Yet even as the city and its partners are diligently reducing forest fuels, more and more homes are being built in every nook and cranny of private land abutting the watershed. Many are McMansions commanding expansive views of the valley below. All these homes are at extreme risk of wildfire. As if the sense of crisis surrounding fuels reduction wasn’t enough, this adds another crisis, one we’ve made ourselves.

Recently, I took a favorite trail leading from the edge of edge of town into the watershed.  I always look forward to walking through an avenue of small manzanita trees. In spring, their pink urn-like blossoms are mobbed by bumble bees and hummingbirds.  In fall and winter, their berries — the “little apples” that give these shrubs their Spanish name —  feed robins, thrushes and bears. Winter storms turn these groves into an enchanted labyrinth of green leaves, red bark and white snow.

Not this year. Not again in my lifetime.  I found that this once intact and healthy wildlife habitat had been reduced to “defensible space.” The manzanitas had been harshly hacked back; those that had been spared stood isolated in a barren expanse of blood-red stumps.  I counted the rings on one of the stumps, revealing that it had been at least 55 years old when we decided it was too dangerous to live.  

The Forest Resiliency Project considered these manzanitas a threat because they were close to the city limits — and even closer to the big new homes being built outside the city limits. 

They were sacrificed to increase our sense of security, and for no other reason. They were mostly healthy and important for wildlife.  They shaded the soil and hosted mycorrhizal fungi integral to the nutrient cycles of the forest. 

Yes, someday a wildfire would have burned here.  But without our presence, that fire would not have been a tragedy, merely an episode in the long life of the land, and an opportunity for renewal.  Manzanitas are well-adapted to fire; some species actually require fire for seed germination.  

Oregonians take pride in being environmentally aware. Yet we accept the ecological destruction of the “fuels reduction” paradigm, rather than putting limits on our relentless expansion into the rural landscape. 

Perhaps my town is becoming safer than it was before.  But it’s questionable that any amount of “thinning” could protect Ashland from a wind-driven firestorm coming out of the watershed.  

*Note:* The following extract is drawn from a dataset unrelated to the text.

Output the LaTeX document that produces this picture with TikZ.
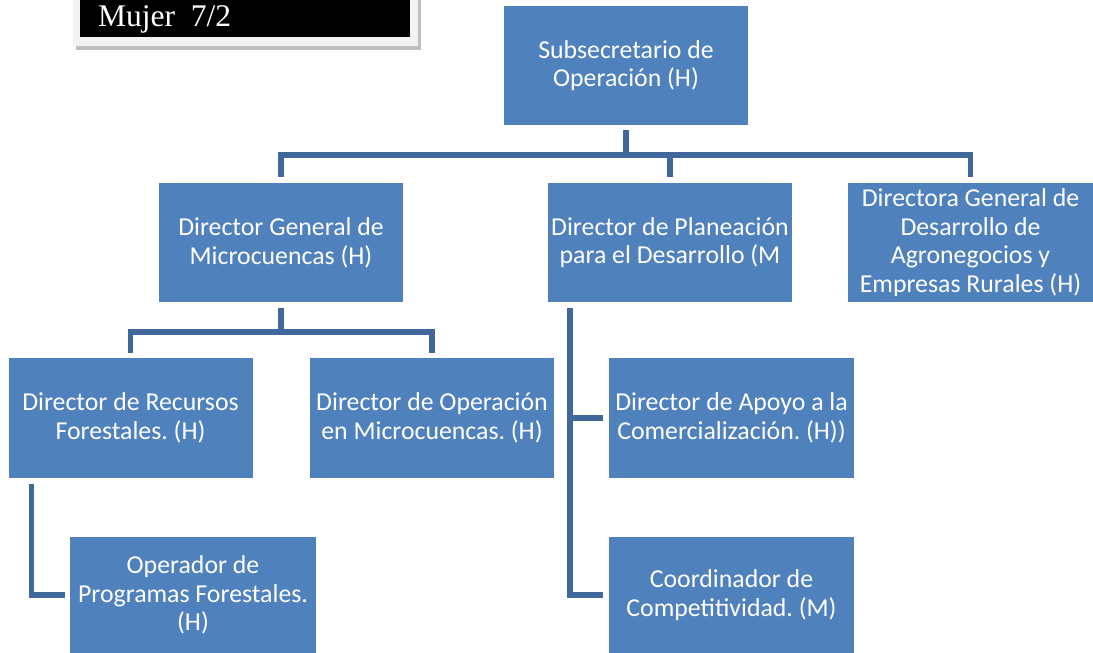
\documentclass[tikz,border=0pt]{standalone}
\usepackage{fontspec}
\setmainfont{Carlito}
\newfontfamily\serifmj{Liberation Serif}
\usetikzlibrary{calc}
\frenchspacing
\definecolor{boxblue}{RGB}{79,129,189}
\definecolor{connblue}{RGB}{65,104,156}
\definecolor{framegray}{RGB}{242,242,242}
\definecolor{shadowgray}{RGB}{190,190,190}
\tikzset{
  orgbox/.style={fill=boxblue, draw=none, text=white, align=center, inner sep=0pt,
    minimum width=244pt, minimum height=119pt,
    font=\fontsize{25.8}{28.7}\selectfont\frenchspacing},
  conn/.style={draw=connblue, line width=5.5pt, line join=miter},
}
\begin{document}
\begin{tikzpicture}[x=1pt,y=-1pt]
\useasboundingbox (0,0) rectangle (1093,653);
% label box
\fill[shadowgray] (76,46) rectangle (421,50);
\fill[shadowgray] (417,0) rectangle (421,50);
\fill[framegray] (73,0) rectangle (418,46);
\fill[black] (80,0) rectangle (410,37);
\node (lbl) [anchor=base west, text=white, inner sep=0pt, font=\serifmj\fontsize{31.5}{36}\selectfont] at (98,27) {Mujer~~7/2};
% boxes
\node[orgbox] (S) at (626,65.5) {Subsecretario de\\Operación (H)};
\node[orgbox] (A) at (281,242.5) {Director General de\\Microcuencas (H)};
\node[orgbox] (B) at (670,242.5) {Director de Planeación\\para el Desarrollo (M};
\node[orgbox, minimum width=245pt] (C) at (970.5,242.5) {Directora General de\\Desarrollo de\\Agronegocios y\\Empresas Rurales (H)};
\node[orgbox, minimum height=120pt] (D) at (130.5,418) {Director de Recursos\\Forestales. (H)};
\node[orgbox, minimum height=120pt] (E) at (432,418) {Director de Operación\\en Microcuencas. (H)};
\node[orgbox, minimum width=246pt, minimum height=116pt] (F) at (193,595) {Operador de\\Programas Forestales.\\(H)};
\node[orgbox, minimum width=245pt, minimum height=120pt] (G) at (731.5,418) {Director de Apoyo a la\\Comercialización. (H))};
\node[orgbox, minimum width=245pt, minimum height=116pt] (H) at (731.5,595) {Coordinador de\\Competitividad. (M)};
% connectors level 1
\coordinate (bus1) at ($(S.south)+(0,30)$);
\draw[conn] ([yshift=-5pt]S.south) -- (bus1);
\draw[conn] ([yshift=6pt]A.north) |- (bus1) -| ([yshift=6pt]C.north);
\draw[conn] ([yshift=6pt]B.north) -- (B.north |- bus1);
% connectors under A
\coordinate (bus2) at ($(A.south)+(0,30)$);
\draw[conn] ([yshift=-6pt]A.south) -- (bus2);
\draw[conn] ([yshift=5pt]D.north) |- (bus2) -| ([yshift=5pt]E.north);
% D to F
\coordinate (dl) at ([xshift=23pt,yshift=-6pt]D.south west);
\draw[conn] (dl) |- ([xshift=-5pt]F.west);
% B to G and H
\coordinate (bl) at ([xshift=22pt,yshift=-6pt]B.south west);
\draw[conn] (bl) |- ([xshift=-6pt]H.west);
\draw[conn] (bl |- G.west) -- ([xshift=-6pt]G.west);
\end{tikzpicture}
\end{document}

The fire that destroyed much of Talent and Phoenix, Oregon, like many of last summer’s devastating California wildfires, did not start on heavily forested public land.  

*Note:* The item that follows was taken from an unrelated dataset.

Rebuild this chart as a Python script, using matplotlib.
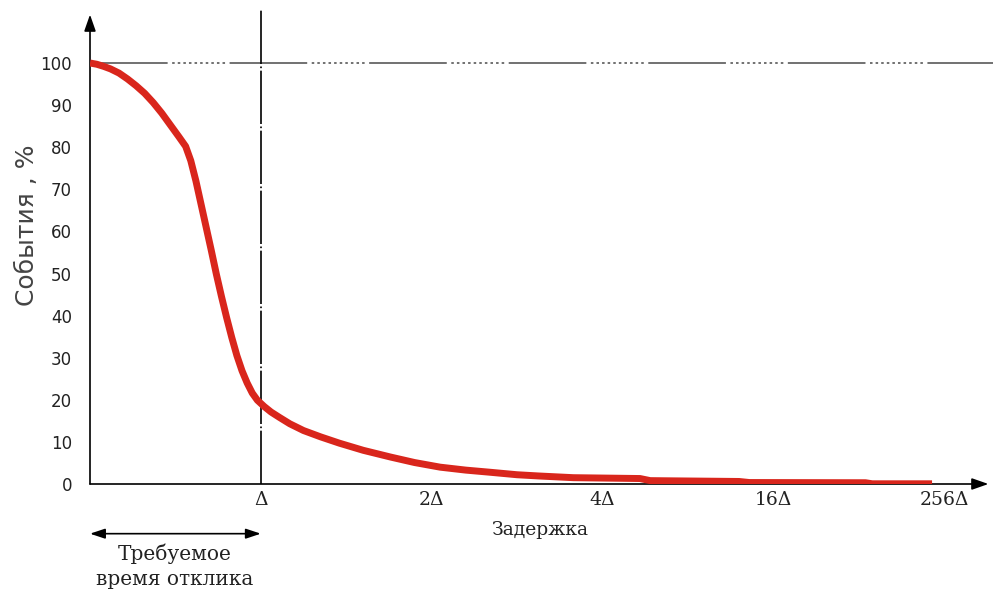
import matplotlib
matplotlib.use('Agg')
import matplotlib.pyplot as plt

# кривая: доля событий (%) в зависимости от задержки (позиция на оси x, 1 = Δ)
delay_pos = [0, 0.04, 0.08, 0.12, 0.17, 0.22, 0.27, 0.32, 0.37, 0.42, 0.47, 0.52,
             0.56, 0.59, 0.62, 0.65, 0.68, 0.71, 0.74, 0.77, 0.80, 0.83, 0.86,
             0.89, 0.92, 0.95, 0.98, 1.02, 1.06, 1.11, 1.17, 1.25, 1.35, 1.46,
             1.6, 1.76, 1.9, 2.05, 2.2, 2.34, 2.5, 2.63, 2.83, 3.22, 3.28,
             3.80, 3.86, 4.54, 4.58, 4.93]
events_pct = [100, 99.7, 99.2, 98.6, 97.6, 96.2, 94.6, 92.8, 90.6, 88.1, 85.3, 82.5,
              80.2, 76.8, 72, 66.5, 61, 55.5, 49.8, 44.5, 39.5, 34.8, 30.5,
              26.9, 24.0, 21.6, 19.9, 18.4, 17.1, 15.8, 14.3, 12.7, 11.2, 9.7,
              8.0, 6.4, 5.1, 4.0, 3.3, 2.8, 2.2, 1.9, 1.5, 1.3, 0.8,
              0.6, 0.35, 0.3, 0.05, 0.05]

x_ticks = [1, 2, 3, 4, 5]
x_labels = ['Δ', '2Δ', '4Δ', '16Δ', '256Δ']
y_ticks = list(range(0, 101, 10))

W, H = 993, 594
x0_px, y0_px = 90, 484
px_x = 170.8
px_y = 4.21
right_px, top_px = 993, 5

fig = plt.figure(figsize=(W / 100, H / 100), dpi=100)
ax = fig.add_axes([x0_px / W, (H - y0_px) / H, (right_px - x0_px) / W, (y0_px - top_px) / H])
ax.set_xlim(0, (right_px - x0_px) / px_x)
ax.set_ylim(0, (y0_px - top_px) / px_y)
for s in ax.spines.values():
    s.set_visible(False)

# линия 100 %
ax.axhline(100, color='#666666', lw=1.3,
           dashes=(43, 2.5, 1.4, 1.7, 1.4, 1.7, 1.4, 1.7, 1.4, 1.7, 1.4, 1.7, 1.4, 1.7,
                   1.4, 1.7, 1.4, 1.7, 1.4, 1.7, 1.4, 2.5))
# граница Δ
ax.plot([1, 1], [0, 112.6], color='black', lw=1.2, dashes=(32, 1.5, 1, 1.5))

# оси со стрелками
ax.annotate('', xy=(0, 111.5), xytext=(0, 0),
            arrowprops=dict(arrowstyle='-|>,head_length=1.0,head_width=0.35', color='black', lw=1.2,
                            shrinkA=0, shrinkB=0))
ax.annotate('', xy=(5.26, 0), xytext=(0, 0),
            arrowprops=dict(arrowstyle='-|>,head_length=1.0,head_width=0.35', color='black', lw=1.2,
                            shrinkA=0, shrinkB=0))

ax.plot(delay_pos, events_pct, color='#d9261c', lw=5, solid_capstyle='butt',
        solid_joinstyle='round', zorder=5)

ax.set_yticks(y_ticks)
ax.set_yticklabels([str(v) for v in y_ticks], fontsize=12, color='#222222', family='DejaVu Sans')
ax.set_xticks(x_ticks)
ax.set_xticklabels(x_labels, fontsize=13.5, color='#222222', family='DejaVu Serif')
ax.tick_params(axis='y', length=0, pad=13)
ax.tick_params(axis='x', length=0, pad=5)

ax.set_ylabel('События , %', fontsize=18, color='#444444', family='DejaVu Sans')
ax.yaxis.set_label_coords((39 - x0_px) / (right_px - x0_px), (y0_px - 225) / (y0_px - top_px))
fig.text(540 / W, 1 - 530 / H, 'Задержка', ha='center', va='center',
         fontsize=13.5, color='#222222', family='DejaVu Serif')

# требуемое время отклика
ax.annotate('', xy=(0, -11.8), xytext=(1, -11.8), annotation_clip=False,
            arrowprops=dict(arrowstyle='<|-|>,head_length=0.9,head_width=0.3', color='black', lw=1.2,
                            shrinkA=0, shrinkB=0))
fig.text(175 / W, 1 - 566 / H, 'Требуемое\nвремя отклика', ha='center', va='center',
         fontsize=14.5, color='#222222', family='DejaVu Serif', linespacing=1.4)

fig.savefig('out.png', dpi=100)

Instead, it ignited and roared through a typical valley mosaic of creekside woodlands, orchards and residential neighborhoods. The hard truth is that for Ashland and many other towns around the West, avoiding catastrophic wildfire is as much a matter of luck as preparedness.

Still, we have to try, right? That means some degree of fuels reduction.  But we must acknowledge the losses to the ecological integrity, the habitat value, and the beauty of this land that we love so much.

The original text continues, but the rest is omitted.